2.在儿童哲学课堂生生对话与师生对话的过程中,教师扮演着在学科教学中一样的角色,教师的问答往往是“你为什么这么想?”“你认为怎样?”“你确定吗?”诸如此类的带有怀疑或者导向性的疑问。这容易使儿童否定自身的哲学思想,使其不能自然自主地发声,失去了思考的主动性和独立性,从而不利于儿童主体性的发挥。
3.在儿童哲学课堂中,桌椅排列方式大多为秧田型,少数是半包围型,教师站在学生中间或黑板前,未能给“哲学探究共同体”创造良好的组织条件。一方面是受班级儿童数量较多的限制,另一方面则是教师缺乏专业的儿童哲学培训,导致实施过程中面对儿童提问与思考的无助。
(二)未来改进的建议
1.让儿童哲学真正走进学校,成为一门独立教育学科。针对传统学科课程的弊端,儿童哲学作为一种拓展性的课程或校本课程而存在于学校教育中,是一门可更加发扬儿童主体性的课程,能弥补学生在学校教育中主体性的缺失。但儿童哲学课程在学校中发挥真正的作用,还需要学校领导的强有力支持,如学校可提供一定课时的安排,供相关教师与儿童进行哲学探究;邀请专家一起为教师所开设的儿童哲学课把关,提高哲学探究的质量等。

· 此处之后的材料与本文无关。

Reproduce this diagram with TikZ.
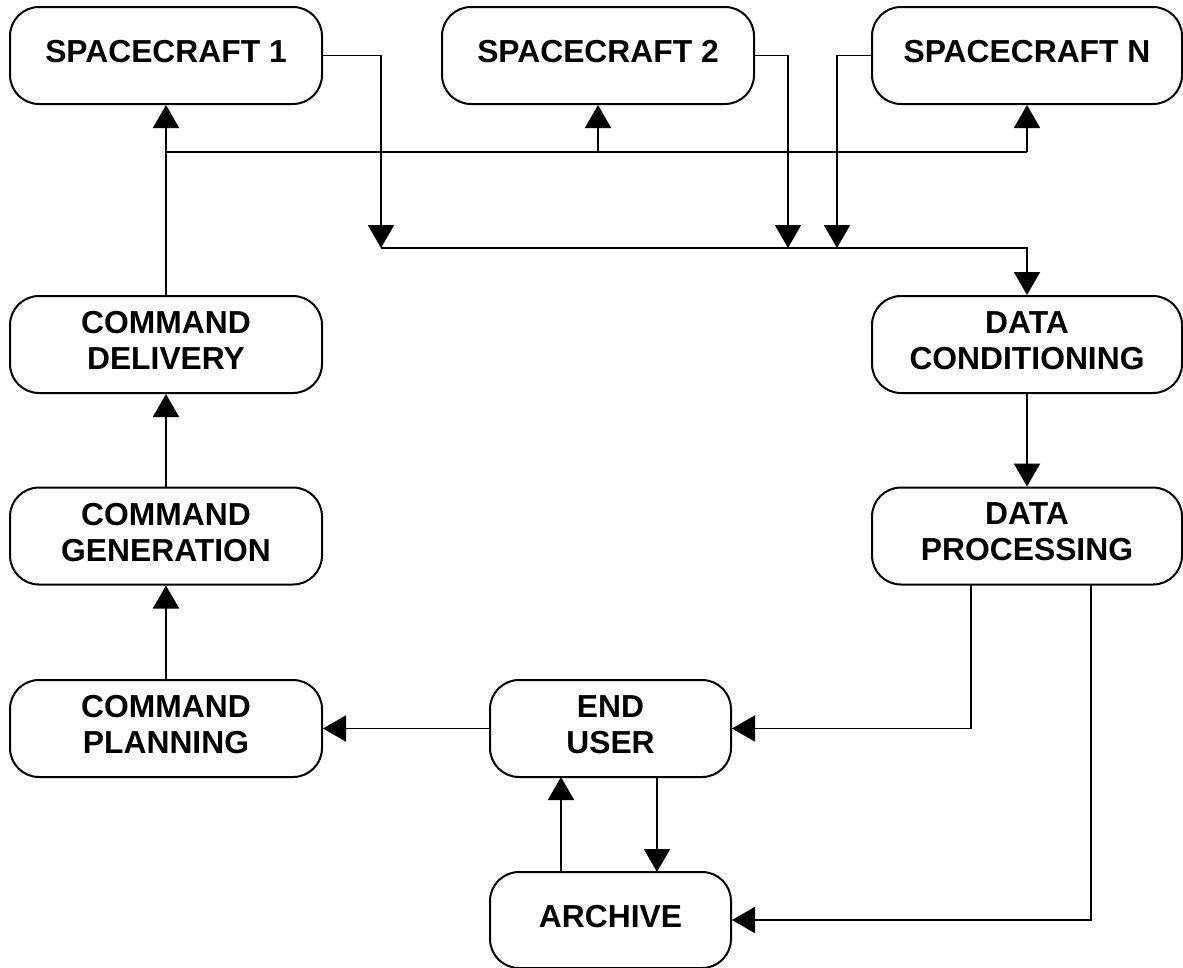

2.提升现任教师的儿童哲学素养,做好专业培训工作。现有学科教育中有不少教师已经开始意识到儿童哲学的意义与重要性,并愿意加入到实践儿童哲学的事业中来,所以学校和区域完全可以与儿童哲学的专业工作者合作,共同创设师资培训的专业平台,为这些有意从事儿童哲学实践活动的教师提供持续培训的机会,甚至颁发不同层级的资格证书来规范他们的专业水平。
总之,儿童哲学在培育和发展儿童的主体性上迈出了重要的一步,可以发挥其他学科所无法比拟的优势。但是,在引领儿童主体性发展的过程中,我们还会遭遇更多的问题与挑战,所以儿童哲学的探索之路仍须持续进行。